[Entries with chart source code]
****************

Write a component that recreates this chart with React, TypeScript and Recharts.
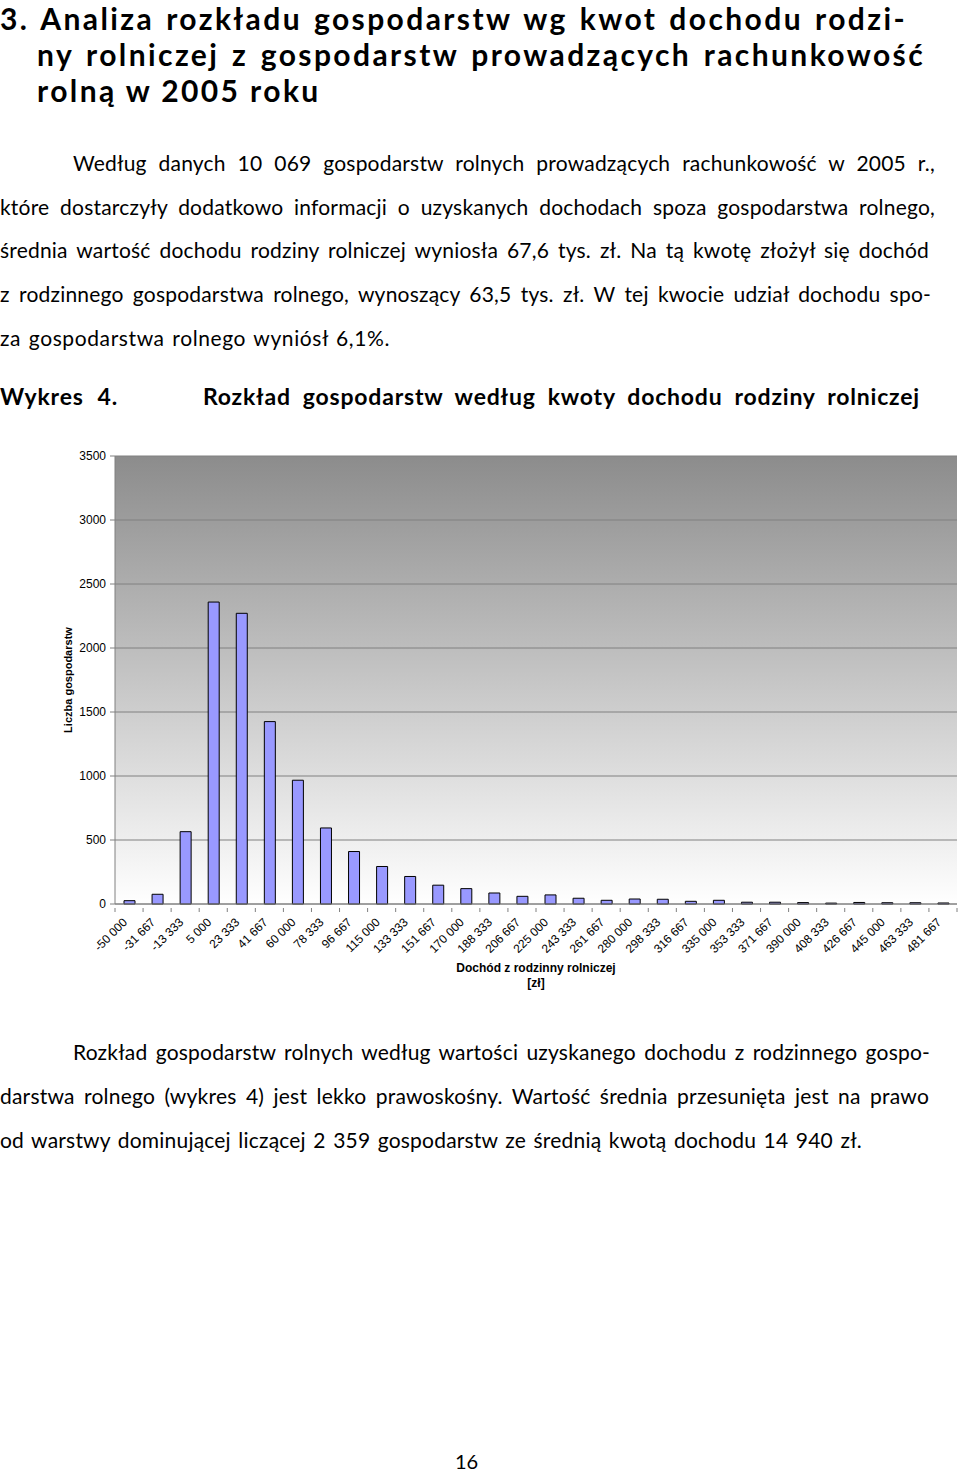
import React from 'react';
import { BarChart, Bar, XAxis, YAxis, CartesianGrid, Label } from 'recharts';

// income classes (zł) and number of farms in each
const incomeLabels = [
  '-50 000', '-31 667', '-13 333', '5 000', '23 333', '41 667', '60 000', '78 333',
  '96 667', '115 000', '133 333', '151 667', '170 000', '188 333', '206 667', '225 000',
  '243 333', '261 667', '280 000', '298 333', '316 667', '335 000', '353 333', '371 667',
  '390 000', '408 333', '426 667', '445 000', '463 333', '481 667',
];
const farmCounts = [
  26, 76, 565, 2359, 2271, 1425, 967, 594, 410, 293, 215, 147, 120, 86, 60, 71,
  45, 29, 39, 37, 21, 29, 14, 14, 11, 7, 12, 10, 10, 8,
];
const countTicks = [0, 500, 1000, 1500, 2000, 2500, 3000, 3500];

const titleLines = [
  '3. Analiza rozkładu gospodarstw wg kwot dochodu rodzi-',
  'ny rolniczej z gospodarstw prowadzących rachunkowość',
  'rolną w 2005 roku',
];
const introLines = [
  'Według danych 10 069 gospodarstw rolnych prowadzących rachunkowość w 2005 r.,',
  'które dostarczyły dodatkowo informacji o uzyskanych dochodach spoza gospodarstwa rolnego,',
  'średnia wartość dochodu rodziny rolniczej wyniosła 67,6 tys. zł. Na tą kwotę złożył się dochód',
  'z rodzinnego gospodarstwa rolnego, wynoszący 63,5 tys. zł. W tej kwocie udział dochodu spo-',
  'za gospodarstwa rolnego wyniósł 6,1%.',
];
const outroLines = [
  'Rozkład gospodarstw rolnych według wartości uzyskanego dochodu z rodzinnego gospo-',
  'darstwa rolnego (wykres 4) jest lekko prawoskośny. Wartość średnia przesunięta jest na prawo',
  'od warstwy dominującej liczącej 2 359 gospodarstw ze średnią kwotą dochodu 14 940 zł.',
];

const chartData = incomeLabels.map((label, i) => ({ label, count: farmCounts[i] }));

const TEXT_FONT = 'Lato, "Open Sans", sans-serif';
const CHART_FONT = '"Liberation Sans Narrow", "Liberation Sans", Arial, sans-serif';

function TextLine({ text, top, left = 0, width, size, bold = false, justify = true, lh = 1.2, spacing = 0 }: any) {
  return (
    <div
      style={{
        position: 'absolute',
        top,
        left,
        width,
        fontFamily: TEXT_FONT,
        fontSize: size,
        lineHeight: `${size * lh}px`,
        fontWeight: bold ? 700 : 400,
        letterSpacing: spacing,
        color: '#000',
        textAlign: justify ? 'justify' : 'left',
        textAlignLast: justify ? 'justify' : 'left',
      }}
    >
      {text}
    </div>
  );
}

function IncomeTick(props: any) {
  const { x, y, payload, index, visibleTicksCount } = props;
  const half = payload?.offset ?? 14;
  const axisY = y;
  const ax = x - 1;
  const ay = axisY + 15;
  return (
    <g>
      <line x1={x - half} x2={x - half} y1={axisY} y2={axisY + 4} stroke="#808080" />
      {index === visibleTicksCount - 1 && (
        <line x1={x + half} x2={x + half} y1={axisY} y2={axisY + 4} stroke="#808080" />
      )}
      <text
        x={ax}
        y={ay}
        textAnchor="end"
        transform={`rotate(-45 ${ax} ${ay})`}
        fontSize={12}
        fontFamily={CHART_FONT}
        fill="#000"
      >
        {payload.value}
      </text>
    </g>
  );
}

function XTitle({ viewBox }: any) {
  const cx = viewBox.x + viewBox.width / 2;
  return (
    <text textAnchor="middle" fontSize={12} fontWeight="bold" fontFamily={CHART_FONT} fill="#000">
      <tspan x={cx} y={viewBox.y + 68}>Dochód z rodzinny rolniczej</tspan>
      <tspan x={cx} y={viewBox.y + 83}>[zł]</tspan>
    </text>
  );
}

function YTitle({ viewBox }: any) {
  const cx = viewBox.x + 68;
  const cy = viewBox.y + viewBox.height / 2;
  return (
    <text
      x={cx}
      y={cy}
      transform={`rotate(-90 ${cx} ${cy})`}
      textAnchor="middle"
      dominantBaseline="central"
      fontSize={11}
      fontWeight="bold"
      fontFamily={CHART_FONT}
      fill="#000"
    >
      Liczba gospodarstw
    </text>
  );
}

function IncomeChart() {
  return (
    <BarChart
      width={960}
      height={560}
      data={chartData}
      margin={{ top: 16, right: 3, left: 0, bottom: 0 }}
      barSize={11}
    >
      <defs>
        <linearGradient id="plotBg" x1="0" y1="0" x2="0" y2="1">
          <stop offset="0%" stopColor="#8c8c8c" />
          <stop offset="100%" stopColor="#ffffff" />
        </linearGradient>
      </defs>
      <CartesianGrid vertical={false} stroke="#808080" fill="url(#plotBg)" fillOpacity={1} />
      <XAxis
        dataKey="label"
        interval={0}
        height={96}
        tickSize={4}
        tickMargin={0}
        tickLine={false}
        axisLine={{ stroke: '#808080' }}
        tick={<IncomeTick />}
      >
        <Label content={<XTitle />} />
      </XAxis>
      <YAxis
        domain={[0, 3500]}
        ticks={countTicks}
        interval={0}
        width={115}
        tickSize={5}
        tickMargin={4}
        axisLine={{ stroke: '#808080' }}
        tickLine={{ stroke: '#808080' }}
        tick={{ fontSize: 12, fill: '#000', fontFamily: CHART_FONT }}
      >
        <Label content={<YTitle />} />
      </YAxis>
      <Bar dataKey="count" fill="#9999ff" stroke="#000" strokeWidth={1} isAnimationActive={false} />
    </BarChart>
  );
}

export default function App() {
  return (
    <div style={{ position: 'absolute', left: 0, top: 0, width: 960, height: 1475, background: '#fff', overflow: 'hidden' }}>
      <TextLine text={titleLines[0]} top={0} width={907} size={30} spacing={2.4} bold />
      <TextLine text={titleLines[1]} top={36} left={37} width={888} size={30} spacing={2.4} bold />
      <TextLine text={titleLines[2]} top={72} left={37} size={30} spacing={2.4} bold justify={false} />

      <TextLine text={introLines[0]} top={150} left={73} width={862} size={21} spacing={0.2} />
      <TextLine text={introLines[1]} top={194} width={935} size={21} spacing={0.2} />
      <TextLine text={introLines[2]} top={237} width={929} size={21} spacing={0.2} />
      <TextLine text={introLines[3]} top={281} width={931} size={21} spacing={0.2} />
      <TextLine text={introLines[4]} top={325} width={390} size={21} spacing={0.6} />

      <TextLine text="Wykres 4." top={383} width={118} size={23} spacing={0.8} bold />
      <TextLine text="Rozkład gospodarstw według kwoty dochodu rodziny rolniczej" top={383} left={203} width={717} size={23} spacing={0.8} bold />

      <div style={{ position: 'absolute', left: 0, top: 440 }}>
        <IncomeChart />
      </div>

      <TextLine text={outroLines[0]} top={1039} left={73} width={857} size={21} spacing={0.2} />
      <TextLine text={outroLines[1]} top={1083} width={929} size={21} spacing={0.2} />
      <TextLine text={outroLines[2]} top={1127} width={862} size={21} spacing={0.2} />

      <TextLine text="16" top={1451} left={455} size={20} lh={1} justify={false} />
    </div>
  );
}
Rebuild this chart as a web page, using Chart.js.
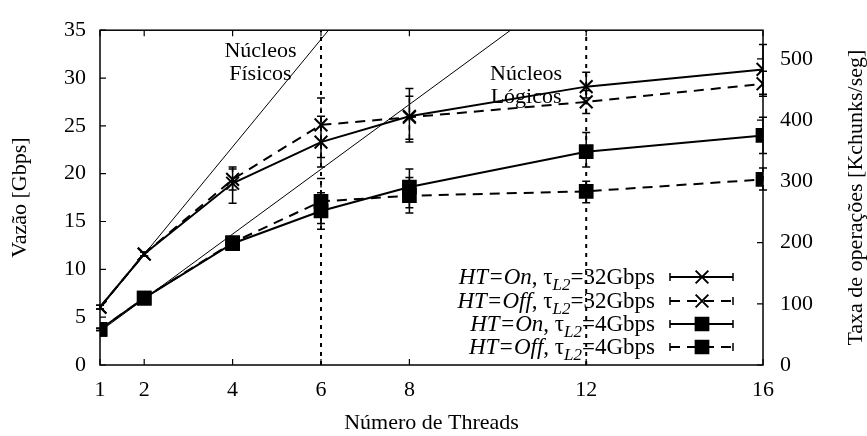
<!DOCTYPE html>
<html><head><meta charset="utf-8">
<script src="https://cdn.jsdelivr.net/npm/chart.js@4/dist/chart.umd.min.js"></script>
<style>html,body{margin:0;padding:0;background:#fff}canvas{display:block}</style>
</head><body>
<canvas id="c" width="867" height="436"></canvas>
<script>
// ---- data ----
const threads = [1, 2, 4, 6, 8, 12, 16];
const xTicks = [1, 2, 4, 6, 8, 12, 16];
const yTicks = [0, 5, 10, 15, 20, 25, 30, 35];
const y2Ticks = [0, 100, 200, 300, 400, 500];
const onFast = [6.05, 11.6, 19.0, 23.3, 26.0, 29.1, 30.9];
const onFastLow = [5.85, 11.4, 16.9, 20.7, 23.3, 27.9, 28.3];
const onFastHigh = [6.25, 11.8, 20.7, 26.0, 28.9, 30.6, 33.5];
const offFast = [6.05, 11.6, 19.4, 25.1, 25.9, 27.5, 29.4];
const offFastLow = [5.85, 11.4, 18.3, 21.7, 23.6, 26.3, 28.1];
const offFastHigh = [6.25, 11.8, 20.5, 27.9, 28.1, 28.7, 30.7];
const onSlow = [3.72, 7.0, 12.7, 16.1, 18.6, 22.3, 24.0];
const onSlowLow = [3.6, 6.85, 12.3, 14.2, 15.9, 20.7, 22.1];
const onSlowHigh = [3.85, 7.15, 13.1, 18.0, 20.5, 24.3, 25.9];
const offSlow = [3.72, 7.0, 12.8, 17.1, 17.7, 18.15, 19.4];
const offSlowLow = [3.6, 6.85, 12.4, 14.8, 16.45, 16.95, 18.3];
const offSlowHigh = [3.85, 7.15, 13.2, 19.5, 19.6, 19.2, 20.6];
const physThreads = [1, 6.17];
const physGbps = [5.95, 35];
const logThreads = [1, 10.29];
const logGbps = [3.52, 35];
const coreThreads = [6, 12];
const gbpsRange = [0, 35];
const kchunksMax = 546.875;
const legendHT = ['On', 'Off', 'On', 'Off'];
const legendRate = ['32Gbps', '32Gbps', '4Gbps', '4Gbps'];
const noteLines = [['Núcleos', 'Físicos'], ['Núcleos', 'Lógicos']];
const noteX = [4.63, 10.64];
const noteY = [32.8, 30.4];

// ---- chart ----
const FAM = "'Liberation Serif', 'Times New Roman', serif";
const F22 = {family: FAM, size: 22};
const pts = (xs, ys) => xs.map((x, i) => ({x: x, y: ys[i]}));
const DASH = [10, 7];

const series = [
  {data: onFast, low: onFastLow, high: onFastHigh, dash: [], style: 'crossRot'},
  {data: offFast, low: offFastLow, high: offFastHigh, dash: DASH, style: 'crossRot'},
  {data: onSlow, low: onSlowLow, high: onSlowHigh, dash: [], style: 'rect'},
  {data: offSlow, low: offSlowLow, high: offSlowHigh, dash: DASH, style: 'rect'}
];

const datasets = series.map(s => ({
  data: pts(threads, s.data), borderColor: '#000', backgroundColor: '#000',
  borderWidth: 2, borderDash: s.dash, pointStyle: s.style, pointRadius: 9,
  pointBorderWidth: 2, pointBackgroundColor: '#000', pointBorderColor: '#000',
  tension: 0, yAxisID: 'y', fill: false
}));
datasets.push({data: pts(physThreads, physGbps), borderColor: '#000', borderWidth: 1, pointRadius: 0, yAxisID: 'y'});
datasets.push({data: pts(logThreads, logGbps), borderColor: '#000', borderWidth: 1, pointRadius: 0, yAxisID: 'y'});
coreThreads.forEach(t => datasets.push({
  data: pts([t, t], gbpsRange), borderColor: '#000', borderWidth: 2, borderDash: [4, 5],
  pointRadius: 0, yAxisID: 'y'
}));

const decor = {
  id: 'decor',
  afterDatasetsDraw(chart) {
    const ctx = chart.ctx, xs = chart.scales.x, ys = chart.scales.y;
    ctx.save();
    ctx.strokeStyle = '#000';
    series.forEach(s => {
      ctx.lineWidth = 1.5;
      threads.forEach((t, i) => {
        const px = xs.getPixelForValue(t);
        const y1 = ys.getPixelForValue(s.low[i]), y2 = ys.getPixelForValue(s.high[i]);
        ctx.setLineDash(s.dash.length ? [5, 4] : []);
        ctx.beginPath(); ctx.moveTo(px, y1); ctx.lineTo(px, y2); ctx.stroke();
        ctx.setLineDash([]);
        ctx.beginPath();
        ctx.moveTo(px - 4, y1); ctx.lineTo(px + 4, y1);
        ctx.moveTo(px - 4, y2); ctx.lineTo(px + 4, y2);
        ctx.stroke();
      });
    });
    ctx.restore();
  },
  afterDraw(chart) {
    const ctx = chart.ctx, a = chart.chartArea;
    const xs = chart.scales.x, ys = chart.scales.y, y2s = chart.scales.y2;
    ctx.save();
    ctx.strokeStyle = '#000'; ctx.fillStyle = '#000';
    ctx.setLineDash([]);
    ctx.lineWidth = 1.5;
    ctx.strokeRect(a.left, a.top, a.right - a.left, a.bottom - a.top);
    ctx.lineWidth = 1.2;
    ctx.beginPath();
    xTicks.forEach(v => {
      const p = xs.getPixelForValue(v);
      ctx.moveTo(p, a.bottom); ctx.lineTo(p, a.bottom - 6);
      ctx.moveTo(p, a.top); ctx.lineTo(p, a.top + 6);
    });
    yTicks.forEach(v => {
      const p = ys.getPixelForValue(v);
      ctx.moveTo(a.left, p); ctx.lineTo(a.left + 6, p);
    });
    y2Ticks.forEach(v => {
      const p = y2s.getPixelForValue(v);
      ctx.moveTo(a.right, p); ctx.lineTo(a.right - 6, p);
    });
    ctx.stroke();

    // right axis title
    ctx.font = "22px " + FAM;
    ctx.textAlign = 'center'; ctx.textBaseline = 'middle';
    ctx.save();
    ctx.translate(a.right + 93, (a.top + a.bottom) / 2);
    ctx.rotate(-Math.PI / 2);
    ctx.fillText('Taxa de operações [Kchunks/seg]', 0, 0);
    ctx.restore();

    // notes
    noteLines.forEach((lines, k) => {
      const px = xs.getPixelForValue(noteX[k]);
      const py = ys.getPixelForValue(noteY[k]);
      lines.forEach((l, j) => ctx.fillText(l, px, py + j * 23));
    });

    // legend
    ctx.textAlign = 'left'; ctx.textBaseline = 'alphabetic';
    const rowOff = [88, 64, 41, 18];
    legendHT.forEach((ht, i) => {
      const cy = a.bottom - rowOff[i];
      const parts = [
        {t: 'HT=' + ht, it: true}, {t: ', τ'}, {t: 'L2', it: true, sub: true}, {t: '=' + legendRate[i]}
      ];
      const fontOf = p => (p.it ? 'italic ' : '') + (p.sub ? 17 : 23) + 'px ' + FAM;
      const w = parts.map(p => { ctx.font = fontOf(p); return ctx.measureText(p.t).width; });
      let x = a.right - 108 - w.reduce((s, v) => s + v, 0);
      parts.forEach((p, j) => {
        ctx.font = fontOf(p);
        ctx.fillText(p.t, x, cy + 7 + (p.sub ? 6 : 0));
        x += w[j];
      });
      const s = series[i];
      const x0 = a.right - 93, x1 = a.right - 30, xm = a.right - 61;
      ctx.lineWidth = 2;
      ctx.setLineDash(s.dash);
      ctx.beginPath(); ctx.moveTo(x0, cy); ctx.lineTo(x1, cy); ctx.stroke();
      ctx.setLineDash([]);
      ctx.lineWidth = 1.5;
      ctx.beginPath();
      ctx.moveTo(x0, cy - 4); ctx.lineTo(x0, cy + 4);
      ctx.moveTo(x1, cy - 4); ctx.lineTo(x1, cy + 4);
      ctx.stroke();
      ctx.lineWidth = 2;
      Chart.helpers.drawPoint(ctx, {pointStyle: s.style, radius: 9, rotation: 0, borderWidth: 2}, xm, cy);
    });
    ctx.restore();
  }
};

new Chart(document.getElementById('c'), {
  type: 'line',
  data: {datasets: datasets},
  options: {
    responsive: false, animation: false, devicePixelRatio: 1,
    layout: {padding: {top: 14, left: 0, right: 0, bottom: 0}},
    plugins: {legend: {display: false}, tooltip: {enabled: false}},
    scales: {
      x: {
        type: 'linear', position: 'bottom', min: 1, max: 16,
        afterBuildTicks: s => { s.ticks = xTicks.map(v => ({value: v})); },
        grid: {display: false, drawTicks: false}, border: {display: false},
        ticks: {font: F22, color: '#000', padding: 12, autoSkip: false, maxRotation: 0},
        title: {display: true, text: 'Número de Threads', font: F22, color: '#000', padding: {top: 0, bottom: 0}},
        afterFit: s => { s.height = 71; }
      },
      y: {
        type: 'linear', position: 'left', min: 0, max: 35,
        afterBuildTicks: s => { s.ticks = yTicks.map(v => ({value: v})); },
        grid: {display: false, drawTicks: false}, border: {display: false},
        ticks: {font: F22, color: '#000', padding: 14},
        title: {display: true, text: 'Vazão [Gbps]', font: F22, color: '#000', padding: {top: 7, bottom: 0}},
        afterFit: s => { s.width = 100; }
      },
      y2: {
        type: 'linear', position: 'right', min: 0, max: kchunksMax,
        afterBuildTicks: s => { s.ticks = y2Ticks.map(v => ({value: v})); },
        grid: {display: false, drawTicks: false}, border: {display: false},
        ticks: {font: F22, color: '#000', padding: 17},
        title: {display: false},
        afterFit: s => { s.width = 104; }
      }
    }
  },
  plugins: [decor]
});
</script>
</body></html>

****************

Task to carry out: Select and copy every line from the records that includes the word "React".

Completed exercise:
Write a component that recreates this chart with React, TypeScript and Recharts.
import React from 'react';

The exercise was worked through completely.